The highly anticipated musical film The Color Purple is almost here! Directed by Black is King’s Blitz Bazawule and based on the screenplay by queer poet, playwright, and screenwriter Marcus Gardley, The Color Purple will be a film adaptation of the Tony award-winning Broadway musical of the same name, which is by extension an adaptation of the original 1982 novel by legendary writer, poet, and activist Alice Walker.

This week, The Color Purple screenwriter, Marcus Gardley says he aims to emphasize the romantic love between Celie and Shug Avery, played by Fantasia Barrino and Taraji P. Henson.

(Source: Ser Boff)

Gardley states, “The romantic aspect between Celie and button pushing blues singer Shug Avery was very important…My pitch led off with this is a love story between two women, it was the most important thing to Alice Walker…”

The popular novel primarily focuses on the life of Celie, a Black woman living in early 1900’s rural South, who finds emotional, sexual, and psychological empowerment from the fellow Black women in her life amidst an abusive, patriarchal, racist upbringing.

The Color Purple proved to be a Black cultural staple due to its focus on Black womanhood/sisterhood rather than pure race. The impact of The Color Purple led Walker to be the first Black woman to be awarded with the Pulitzer Prize for Fiction in 1983 and an 11-time Academy Award-nominated film adaptation in 1985.

(Source: Warner Bros. Pictures)

In addition to the novel’s examination of the relationship between race and gender, The Color Purple also explores sexuality. In the story, Celie meets blues singer Shug Avery, her arranged husband’s long-time mistress, who offers her the love she never received outside the familial love from her sister Nettie. Throughout the novel, we see their love take shape into a compelling, intimate sexual relationship.

Coming from a place where consensual sex was absent in her life, Celie is now allowed to safely navigate her own sexuality and emotions alongside the security and warmth of her lover Shug Avery. From this connection, Celie fully embraces not only her sexuality but her entire self outside the confines of the male-dominated, abusive dynamics she’s used to.

However in the 1985 film, although there was somewhat of a conspicuous level of intimacy shown between Celie and Shug Avery, played by Whoopi Goldberg and Margaret Avery respectively, their romantic connection was severely downplayed, culminating to a mere kiss.
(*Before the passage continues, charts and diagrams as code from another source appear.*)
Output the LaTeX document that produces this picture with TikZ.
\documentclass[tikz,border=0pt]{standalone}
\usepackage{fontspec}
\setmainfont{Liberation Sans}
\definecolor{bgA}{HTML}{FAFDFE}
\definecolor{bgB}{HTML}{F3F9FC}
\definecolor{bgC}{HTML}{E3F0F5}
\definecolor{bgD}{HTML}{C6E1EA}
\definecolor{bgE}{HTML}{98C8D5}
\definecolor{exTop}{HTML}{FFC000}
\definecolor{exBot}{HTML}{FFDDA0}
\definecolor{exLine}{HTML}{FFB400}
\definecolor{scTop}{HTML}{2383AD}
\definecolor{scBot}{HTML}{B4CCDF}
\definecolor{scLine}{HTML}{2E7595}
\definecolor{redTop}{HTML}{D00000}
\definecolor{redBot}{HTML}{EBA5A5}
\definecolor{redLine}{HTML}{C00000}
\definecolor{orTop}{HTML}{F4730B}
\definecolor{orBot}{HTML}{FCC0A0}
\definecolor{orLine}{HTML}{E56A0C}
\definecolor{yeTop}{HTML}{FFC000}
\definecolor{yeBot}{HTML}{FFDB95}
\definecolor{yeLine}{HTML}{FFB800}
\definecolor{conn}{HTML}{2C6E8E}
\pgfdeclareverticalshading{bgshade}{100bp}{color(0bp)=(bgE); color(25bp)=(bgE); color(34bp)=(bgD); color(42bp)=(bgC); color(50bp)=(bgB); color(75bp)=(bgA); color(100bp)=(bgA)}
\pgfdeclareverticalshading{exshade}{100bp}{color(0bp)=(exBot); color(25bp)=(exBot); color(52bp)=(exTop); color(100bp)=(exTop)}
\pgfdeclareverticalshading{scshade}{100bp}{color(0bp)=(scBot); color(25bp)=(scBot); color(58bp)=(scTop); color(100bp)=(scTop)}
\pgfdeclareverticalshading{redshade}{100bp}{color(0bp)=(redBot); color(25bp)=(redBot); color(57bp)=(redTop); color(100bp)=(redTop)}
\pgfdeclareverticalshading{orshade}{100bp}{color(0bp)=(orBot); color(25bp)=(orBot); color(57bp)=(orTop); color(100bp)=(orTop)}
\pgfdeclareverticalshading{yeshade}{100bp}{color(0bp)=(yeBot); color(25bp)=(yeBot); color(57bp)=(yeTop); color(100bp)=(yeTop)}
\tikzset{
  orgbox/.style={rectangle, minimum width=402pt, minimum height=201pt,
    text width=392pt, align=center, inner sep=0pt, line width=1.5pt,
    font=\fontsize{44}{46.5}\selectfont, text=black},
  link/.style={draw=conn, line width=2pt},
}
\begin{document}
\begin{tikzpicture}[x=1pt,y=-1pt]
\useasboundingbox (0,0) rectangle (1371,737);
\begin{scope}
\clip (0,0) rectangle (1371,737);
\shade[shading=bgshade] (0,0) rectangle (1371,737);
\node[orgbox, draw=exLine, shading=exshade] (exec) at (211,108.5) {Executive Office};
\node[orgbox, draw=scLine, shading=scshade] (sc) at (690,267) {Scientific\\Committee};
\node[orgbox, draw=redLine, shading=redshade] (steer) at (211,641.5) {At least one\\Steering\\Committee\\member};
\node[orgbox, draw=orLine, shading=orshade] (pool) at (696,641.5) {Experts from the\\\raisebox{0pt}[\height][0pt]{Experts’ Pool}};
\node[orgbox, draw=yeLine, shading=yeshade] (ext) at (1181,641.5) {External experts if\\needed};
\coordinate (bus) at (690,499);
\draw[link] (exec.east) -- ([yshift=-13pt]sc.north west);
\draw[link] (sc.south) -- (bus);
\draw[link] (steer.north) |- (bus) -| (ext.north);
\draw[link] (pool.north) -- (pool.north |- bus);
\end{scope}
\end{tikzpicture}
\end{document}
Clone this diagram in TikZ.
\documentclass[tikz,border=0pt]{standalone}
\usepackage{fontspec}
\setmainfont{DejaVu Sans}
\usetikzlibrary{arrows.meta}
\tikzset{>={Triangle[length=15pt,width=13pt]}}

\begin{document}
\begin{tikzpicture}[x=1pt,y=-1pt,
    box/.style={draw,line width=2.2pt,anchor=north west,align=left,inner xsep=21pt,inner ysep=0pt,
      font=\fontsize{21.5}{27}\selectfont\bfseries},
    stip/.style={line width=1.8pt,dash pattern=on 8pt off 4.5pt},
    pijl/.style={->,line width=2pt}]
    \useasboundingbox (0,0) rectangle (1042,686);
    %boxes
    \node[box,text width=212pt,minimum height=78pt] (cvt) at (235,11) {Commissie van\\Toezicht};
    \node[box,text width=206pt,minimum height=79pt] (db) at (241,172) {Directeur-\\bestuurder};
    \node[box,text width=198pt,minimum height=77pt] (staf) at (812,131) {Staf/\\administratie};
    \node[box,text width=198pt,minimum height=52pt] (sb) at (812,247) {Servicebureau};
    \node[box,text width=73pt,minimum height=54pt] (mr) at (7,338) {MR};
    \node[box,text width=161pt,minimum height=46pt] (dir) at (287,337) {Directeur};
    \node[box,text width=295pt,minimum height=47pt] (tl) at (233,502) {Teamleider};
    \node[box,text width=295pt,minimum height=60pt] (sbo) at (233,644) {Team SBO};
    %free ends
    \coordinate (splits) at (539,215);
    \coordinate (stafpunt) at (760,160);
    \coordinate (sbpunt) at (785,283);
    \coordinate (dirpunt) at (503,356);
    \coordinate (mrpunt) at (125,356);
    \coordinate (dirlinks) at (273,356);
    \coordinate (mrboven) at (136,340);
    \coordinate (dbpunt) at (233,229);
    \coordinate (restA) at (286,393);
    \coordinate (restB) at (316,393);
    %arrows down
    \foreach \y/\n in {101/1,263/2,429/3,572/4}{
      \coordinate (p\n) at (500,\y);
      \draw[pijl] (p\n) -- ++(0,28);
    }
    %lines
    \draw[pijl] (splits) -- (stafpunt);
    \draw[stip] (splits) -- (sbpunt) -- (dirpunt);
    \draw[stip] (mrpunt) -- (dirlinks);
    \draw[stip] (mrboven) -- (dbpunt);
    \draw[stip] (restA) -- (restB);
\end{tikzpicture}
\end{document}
Steven Spielberg, the director and one of the producers of the original film, even admitted to “softening” the relationship between the two significant characters.

(Source: Ser Baffo)

In a 2011 interview with Entertainment Weekly, he says:

“There were certain things in the [lesbian] relationship between Shug Avery and Celie that were finely detailed in Alice’s book that I didn’t feel could get a [PG-13] rating. And I was shy about it. In that sense, perhaps I was the wrong director to acquit some of the more sexually honest encounters between Shug and Celie, because I did soften those. I basically took something that was extremely erotic and very intentional, and I reduced it to a simple kiss. I got a lot of criticism for that.”

When asked whether he would change anything he responded with,

“I wouldn’t, no. That kiss is consistent with the tonality, from beginning to end, of The Color Purple that I adapted.”

(Source: Warner Bros. Pictures)

However, according to Gardley, “In the original film, there was not enough romantic love between Celie and Shug. I wanted the love story to be prominent and didn’t want to brush over that these two women are in love.”

In short, The Color Purple is a Black, lesbian story. Period. The world, especially Black, LGBTQ+ viewers, absolutely deserve to see the romantic relationship between two of the most central characters in The Color Purple finally be actualized on screen.

The Color Purple will be released in theaters on Christmas Day! Gayes, guess we'll have to see how things turn out in the movies!